By Pareasa Rahimi
University of Alabama at Birmingham School of Nursing alumna and Clinical Assistant Professor Stephanie Reed, DNP (BSN 2008, MSN 2015, DNP 2022), is Chief Clinical Information Officer at Children’s of Alabama, serving as an intermediary figure among the professions that impact patient care.
“I am the middle ground between nurses taking care of patients and the IT professionals who are working on computers daily,” Reed said. “I can use my clinical expertise and IT knowledge to merge the gap between the two, and it’s helpful to both sides to have multiple perspectives at the table. At the end of the day, it’s about marrying the clinical workflow with health IT and identifying how health IT can complement or improve patient care.”
Reed launched her informatics career non-traditionally. After earning her Bachelor of Science in Nursing degree from the School, she worked at Children’s of Alabama as a bedside pediatric intensive care unit nurse. While in that role, she was asked to help with a short-term IT project as a nurse informatician, with a plan of returning to the bedside within a year. What turned out to be an ever-evolving project led to Reed discovering her passion for informatics. Since then, Reed’s career has progressed from nurse informaticist, to manager of nursing informatics, and most recently taking on the entirety of clinical informatics for the hospital. As Chief Clinical Information Officer, she oversees all facets of informatics, including nursing, lab, pharmacy and radiology, as well as clinical information technology. She also has since returned to the UAB School of Nursing to earn a Master of Science in Nursing degree with a specialty in Nursing Informatics and a Doctor of Nursing Practice degree.
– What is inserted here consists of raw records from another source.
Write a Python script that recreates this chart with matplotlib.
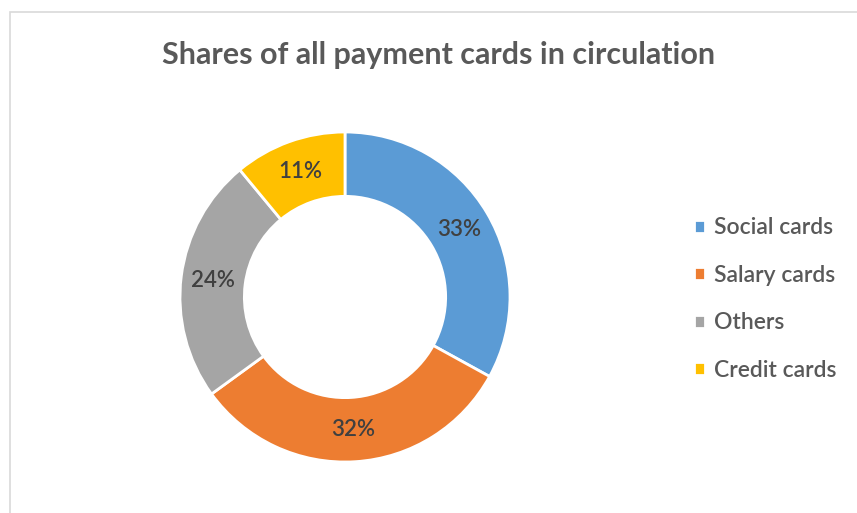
import matplotlib.pyplot as plt
from matplotlib.patches import Rectangle

plt.rcParams['font.family'] = ['Lato', 'DejaVu Sans']

labels = ['Social cards', 'Salary cards', 'Others', 'Credit cards']
shares = [33, 32, 24, 11]
colors = ['#5B9BD5', '#ED7D31', '#A5A5A5', '#FFC000']
title = 'Shares of all payment cards in circulation'

fig = plt.figure(figsize=(8.57, 5.13), dpi=100)
fig.patch.set_facecolor('white')

# thin chart-area frame
fig.patches.append(Rectangle((10 / 857, -0.1), 1.1, (513 - 12) / 513 + 0.1,
                             transform=fig.transFigure, fill=False,
                             edgecolor='#D9D9D9', linewidth=1.2))

ax = fig.add_axes([180 / 857, 51 / 513, 330 / 857, 330 / 513])
wedges, texts, autotexts = ax.pie(
    shares, colors=colors, startangle=90, counterclock=False, radius=1,
    autopct='%.0f%%', pctdistance=0.806,
    wedgeprops=dict(width=0.39, edgecolor='white', linewidth=2),
    textprops=dict(fontsize=16, color='#404040', fontweight='semibold'))
ax.set_xlim(-1, 1)
ax.set_ylim(-1, 1)
ax.set_aspect('equal')

fig.text(439 / 857, 1 - 55 / 513, title, ha='center', va='center',
         fontsize=22, fontweight='bold', color='#595959')

fig.legend(wedges, labels, loc='center left', bbox_to_anchor=(673 / 857, 1 - 299 / 513),
           frameon=False, prop=dict(size=16.5, weight='semibold'), labelcolor='#595959',
           handlelength=0.5, handleheight=0.5, handletextpad=0.4,
           labelspacing=1.15)

fig.savefig('out.png', dpi=100)
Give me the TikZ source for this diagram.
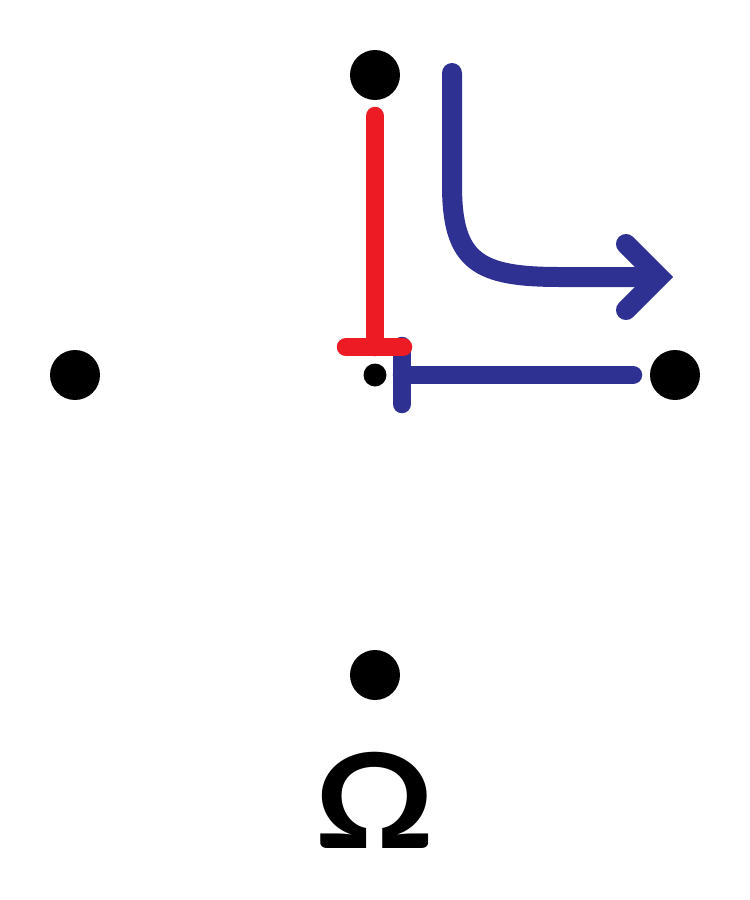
\documentclass[tikz,border=0pt]{standalone}
\usepackage{fontspec}
\newfontfamily\glyphfont{Lato}
\usetikzlibrary{calc}
\definecolor{inhred}{HTML}{ED1C24}
\definecolor{flowblue}{HTML}{2E3192}

\begin{document}
\begin{tikzpicture}[x=0.02cm, y=-0.02cm, line cap=round]
        \tikzstyle{site}=[circle, fill=black, minimum size=1cm, inner sep=0pt]
        \tikzstyle{centre}=[circle, fill=black, minimum size=0.46cm, inner sep=0pt]
        \tikzstyle{inhib}=[line width=0.37cm]
        \tikzstyle{flow}=[flowblue, line width=0.4cm]
        \useasboundingbox (0,0) rectangle (750,900);
        \node[site]   (top)    at (375,75)  {};
        \node[site]   (left)   at (75,375)  {};
        \node[site]   (right)  at (675,375) {};
        \node[site]   (bottom) at (375,675) {};
        \node[centre] (c)      at (375,375) {};
        % blue bar from the right
        \draw[inhib, flowblue] (633,375) -- (402,375);
        \draw[inhib, flowblue] (402,346) -- (402,404);
        % red bar from the top
        \draw[inhib, inhred] (375,116) -- (375,347);
        \draw[inhib, inhred] (346,347) -- (403,347);
        % bent arrow
        \draw[flow] (452,73) -- (452,185) .. controls (452,262) and (478,277) .. (560,277) -- (655,277);
        \draw[flow, line join=miter] (626,244) -- (659,277) -- (626,310);
        \node[inner sep=0pt, anchor=base] (omega) at (375,848) {\scalebox{1.12}[1]{\glyphfont\bfseries\fontsize{75}{80}\selectfont Ω}};
\end{tikzpicture}
\end{document}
“I didn’t even fully know what informatics was until a few years into the project, so once I recognized that, I wanted to formalize everything I was doing at Children’s of Alabama by going back for my MSN,” Reed said.
Reed said the Nursing Informatics specialty furthered her understanding of information technology, gave her leadership and project management experience, and provided the opportunity to be involved in frontier work, getting on the ground floor of new ideas and technologies within the field. Her mentorship with the late Dr. Marisa Wilson, Associate Professor and director of the Nursing Health Systems Leadership Pathway, was key to these experiences.
“Dr. Marisa Wilson was invaluable to my career,” Reed said. “She was a frontrunner in nursing informatics and an incredible mentor to me. I could not thank her enough for all that she did for me, both from an educational perspective and as a colleague.”
Reed was among one of the first cohorts of the School’s Nurse Executive Doctor of Nursing Practice Pathway. Her DNP project focused on implementing telehealth for pediatric patients in the midst of the COVID-19 pandemic. Outcomes included an increase in patient visits, a decrease in no-show rates and sustained patient satisfaction.
“Being able to grow in my career as a nurse informatician, formalize that with executive-level and leadership education and take a step back as a student to evaluate all the work we’ve been doing through a pandemic was so exciting to see,” Reed said.
Reed considers herself a lifelong learner and is passionate about identifying ways in which virtual care can complement nursing practice in the pediatric landscape. She currently is evaluating how virtual nursing could be used to complement nursing care at the bedside in pediatrics. She is an active member of the American Telemedicine Association, which allows her to network with colleagues who also are evaluating new nursing care models that include virtual nursing. She recently was asked to co-chair the ATA’s Pediatric Special Interest Group, where she will help facilitate the conversations about pediatric virtual care models.
“I have been able to be a part of the nursing informatics evolution and have seen firsthand how emerging technologies are improving care," Reed said. "The up-and-coming technology related to virtual nursing has the potential to decrease nursing burnout and expand the careers of nurses that are considering leaving the bedside early. Why lose the experience and mentorship of an experienced nurse if he or she can still practice to the top of their license virtually? These are very exciting times, and I am passionate about it. There is no telling what the future holds for where nursing and technology intersect.”